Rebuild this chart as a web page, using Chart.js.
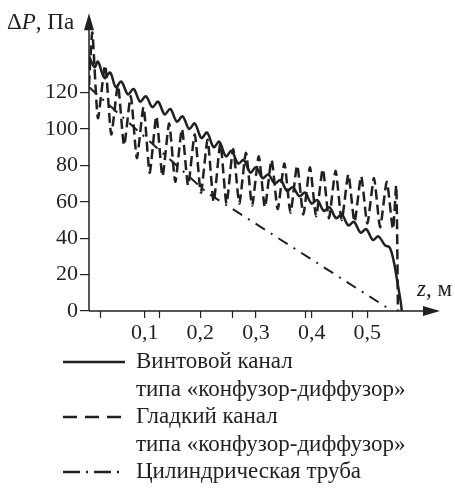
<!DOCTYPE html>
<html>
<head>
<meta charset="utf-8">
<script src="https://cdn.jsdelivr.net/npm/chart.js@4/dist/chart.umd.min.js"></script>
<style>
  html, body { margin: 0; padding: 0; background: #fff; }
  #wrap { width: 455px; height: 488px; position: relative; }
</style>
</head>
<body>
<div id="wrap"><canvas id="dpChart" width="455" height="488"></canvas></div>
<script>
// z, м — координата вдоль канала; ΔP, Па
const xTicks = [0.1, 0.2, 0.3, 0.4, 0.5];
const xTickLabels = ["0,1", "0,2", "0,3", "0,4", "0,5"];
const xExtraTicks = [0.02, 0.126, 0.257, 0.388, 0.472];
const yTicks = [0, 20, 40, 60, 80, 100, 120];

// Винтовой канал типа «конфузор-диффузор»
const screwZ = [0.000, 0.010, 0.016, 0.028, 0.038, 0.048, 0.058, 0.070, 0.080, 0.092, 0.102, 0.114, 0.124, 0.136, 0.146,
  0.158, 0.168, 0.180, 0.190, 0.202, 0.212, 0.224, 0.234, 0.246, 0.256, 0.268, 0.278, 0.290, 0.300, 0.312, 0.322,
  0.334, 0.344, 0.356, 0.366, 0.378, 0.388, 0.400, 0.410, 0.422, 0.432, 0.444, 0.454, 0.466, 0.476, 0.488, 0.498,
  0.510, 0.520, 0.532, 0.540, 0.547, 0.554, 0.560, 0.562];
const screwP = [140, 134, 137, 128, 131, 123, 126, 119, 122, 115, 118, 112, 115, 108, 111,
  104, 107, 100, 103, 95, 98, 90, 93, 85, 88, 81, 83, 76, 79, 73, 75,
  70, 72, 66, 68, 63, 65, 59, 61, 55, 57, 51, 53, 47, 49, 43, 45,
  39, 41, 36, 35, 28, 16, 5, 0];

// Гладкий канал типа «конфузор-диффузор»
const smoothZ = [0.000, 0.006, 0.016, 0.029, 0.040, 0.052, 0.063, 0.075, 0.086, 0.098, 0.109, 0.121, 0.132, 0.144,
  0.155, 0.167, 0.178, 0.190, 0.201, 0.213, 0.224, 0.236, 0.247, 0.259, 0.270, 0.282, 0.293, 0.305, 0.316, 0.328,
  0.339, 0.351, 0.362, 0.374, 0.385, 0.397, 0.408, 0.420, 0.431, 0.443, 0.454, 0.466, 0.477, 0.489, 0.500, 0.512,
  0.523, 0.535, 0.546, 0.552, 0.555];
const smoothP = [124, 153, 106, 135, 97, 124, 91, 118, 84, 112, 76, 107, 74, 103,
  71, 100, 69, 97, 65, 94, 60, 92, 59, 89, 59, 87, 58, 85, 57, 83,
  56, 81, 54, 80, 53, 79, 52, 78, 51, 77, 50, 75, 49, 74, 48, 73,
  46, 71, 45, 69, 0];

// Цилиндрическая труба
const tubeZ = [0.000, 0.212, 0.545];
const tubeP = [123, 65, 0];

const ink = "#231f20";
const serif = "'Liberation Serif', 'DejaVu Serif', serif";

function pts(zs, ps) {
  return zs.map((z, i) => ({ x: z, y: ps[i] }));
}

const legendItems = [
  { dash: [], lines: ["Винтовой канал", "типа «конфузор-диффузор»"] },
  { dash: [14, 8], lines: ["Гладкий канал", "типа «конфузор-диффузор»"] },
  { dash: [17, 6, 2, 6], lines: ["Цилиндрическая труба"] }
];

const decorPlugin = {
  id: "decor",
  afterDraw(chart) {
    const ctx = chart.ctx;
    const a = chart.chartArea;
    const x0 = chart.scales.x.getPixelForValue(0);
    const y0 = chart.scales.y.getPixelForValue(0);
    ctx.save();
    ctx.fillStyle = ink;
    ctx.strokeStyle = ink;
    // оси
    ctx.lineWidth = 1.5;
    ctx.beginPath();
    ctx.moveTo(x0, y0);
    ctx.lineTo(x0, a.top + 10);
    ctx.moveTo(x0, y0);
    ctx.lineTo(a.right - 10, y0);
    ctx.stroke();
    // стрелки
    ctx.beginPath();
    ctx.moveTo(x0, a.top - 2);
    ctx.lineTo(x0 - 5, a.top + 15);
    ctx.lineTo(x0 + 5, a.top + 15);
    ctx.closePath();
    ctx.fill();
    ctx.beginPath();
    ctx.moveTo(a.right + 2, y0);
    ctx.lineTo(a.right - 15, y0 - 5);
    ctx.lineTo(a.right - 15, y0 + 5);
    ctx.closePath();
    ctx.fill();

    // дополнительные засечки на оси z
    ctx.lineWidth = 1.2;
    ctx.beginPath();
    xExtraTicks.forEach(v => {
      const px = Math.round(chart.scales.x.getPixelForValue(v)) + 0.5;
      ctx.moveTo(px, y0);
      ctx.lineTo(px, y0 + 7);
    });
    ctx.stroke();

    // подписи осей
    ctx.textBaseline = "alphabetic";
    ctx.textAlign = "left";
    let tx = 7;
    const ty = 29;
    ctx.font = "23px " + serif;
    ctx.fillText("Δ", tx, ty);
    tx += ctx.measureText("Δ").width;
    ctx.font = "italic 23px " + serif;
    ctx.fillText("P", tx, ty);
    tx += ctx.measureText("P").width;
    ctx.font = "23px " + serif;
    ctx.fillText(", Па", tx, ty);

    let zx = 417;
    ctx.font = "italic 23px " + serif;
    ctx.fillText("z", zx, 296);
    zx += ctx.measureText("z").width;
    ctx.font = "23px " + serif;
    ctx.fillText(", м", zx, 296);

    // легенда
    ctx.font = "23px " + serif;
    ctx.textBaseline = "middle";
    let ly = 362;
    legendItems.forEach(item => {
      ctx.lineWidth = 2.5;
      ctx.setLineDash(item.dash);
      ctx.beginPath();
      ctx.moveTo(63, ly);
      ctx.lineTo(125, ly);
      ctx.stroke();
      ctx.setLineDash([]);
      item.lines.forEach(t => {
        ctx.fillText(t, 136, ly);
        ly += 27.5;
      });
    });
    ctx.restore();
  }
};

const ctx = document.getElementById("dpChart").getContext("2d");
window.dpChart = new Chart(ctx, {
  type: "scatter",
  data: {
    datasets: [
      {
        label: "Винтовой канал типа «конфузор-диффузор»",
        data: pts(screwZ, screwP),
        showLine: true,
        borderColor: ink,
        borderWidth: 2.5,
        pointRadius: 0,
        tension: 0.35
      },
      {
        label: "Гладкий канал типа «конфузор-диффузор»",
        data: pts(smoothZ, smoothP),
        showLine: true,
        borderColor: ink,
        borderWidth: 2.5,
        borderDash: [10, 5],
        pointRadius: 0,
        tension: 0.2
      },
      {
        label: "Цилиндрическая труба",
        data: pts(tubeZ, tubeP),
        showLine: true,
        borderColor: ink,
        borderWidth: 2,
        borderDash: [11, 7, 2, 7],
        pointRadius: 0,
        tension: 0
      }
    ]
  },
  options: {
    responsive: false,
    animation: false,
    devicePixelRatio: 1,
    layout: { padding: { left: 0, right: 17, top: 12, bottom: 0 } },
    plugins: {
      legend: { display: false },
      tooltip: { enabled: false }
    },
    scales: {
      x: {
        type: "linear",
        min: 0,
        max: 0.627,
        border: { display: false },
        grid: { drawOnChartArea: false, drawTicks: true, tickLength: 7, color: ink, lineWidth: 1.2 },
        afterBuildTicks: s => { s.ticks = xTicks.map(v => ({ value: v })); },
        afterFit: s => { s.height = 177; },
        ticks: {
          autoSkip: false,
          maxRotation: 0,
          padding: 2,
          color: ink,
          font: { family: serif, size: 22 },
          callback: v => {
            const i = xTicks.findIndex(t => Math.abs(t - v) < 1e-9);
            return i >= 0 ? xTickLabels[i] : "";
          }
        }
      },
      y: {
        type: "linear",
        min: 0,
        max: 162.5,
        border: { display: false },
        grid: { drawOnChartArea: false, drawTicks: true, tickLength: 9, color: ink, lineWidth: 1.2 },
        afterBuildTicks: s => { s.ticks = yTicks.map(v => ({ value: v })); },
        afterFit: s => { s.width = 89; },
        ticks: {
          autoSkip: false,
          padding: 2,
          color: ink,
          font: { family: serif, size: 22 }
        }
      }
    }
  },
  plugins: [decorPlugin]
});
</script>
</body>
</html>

** Short task **
Your task is to restate word for word the lines from the top of the data to the line containing "const yTicks = [0, 20, 40, 60, 80, 100, 120];", both ends included, with every picture left out.

** Answer below **
Rebuild this chart as a web page, using Chart.js.
<!DOCTYPE html>
<html>
<head>
<meta charset="utf-8">
<script src="https://cdn.jsdelivr.net/npm/chart.js@4/dist/chart.umd.min.js"></script>
<style>
  html, body { margin: 0; padding: 0; background: #fff; }
  #wrap { width: 455px; height: 488px; position: relative; }
</style>
</head>
<body>
<div id="wrap"><canvas id="dpChart" width="455" height="488"></canvas></div>
<script>
// z, м — координата вдоль канала; ΔP, Па
const xTicks = [0.1, 0.2, 0.3, 0.4, 0.5];
const xTickLabels = ["0,1", "0,2", "0,3", "0,4", "0,5"];
const xExtraTicks = [0.02, 0.126, 0.257, 0.388, 0.472];
const yTicks = [0, 20, 40, 60, 80, 100, 120];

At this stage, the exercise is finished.